Inflammatory Questions about Gun Control

I’m agnostic on gun control — I see the merits of both points of view. So, I don’t necessarily embrace the point of view of Pierre LeMieux with the Independent Institute, but I find it worthy of discussion. In an essay published yesterday, he argues:

Contrast the horrific Virginia Tech shootings with the January 2002 killings at Virginia’s Appalachian Law School. Within minutes of shooting three people in the dean’s office, disgruntled student Peter Odighizuwa was stopped by two students who had retrieved handguns from their cars. They disarmed the killer and turned him over to the police.

In other words, in society of armed citizens, a crazed killer might manage to kill two or three people, but somebody would take him out before the body count reached 32. I’m not sure if that scenario would have worked at Virginia Tech — Cho had shrewdly chained the doors to Norris Hall shut. Students would not have been able to run out to their cars. But Lemieux’s larger point is worth contemplating.

In a similar vein of the guns-don’t-kill-people, people-kill-people argument, it has been noted that the male citizens of Switzerland are required to serve in the military and required to keep weapons stored in their houses, but the Swiss have a low homicide rate. Which leads me to ask, is the high homicide rate in the United States due to our easy access to guns, or is it due to something perverse about our culture — perhaps the increasingly pervasive attitude that everyone should display or vent their emotions rather than rein them in… or the cult of victimization that encourages people to lash out at others rather than look within… or, as noted by Norm Leahy yesterday (“Cockburn’s Chemicals“), the ubiquitious prescription of anti-depressant drugs?

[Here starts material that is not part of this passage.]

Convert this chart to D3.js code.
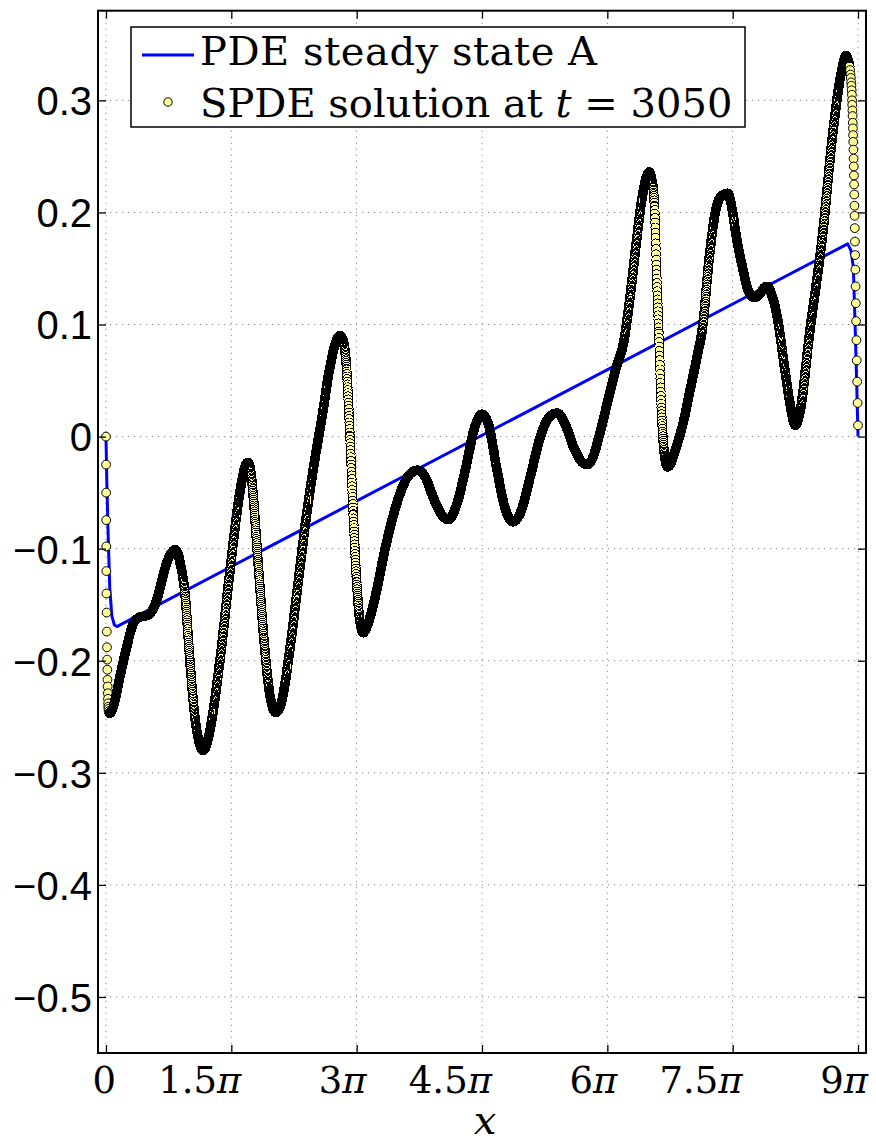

Finally, I would ask, if misfits like Cho Seung-Hui had been cut off from access to guns, would that have stopped them from killing people? All we have to do is look to the Middle East to find an alternative model for committing mass murder: car bombs and suicide bombs. Bomb-making instructions can be found on the Internet. How long will it be before some whack job decides to exact his vengeance with a bomb? Timothy McVeigh pulled it off and the death toll was far higher than in Blacksburg.

Again, I’m not arguing a particular point of view here. I’m just asking questions. My suspicion is that there simply are no easy answers.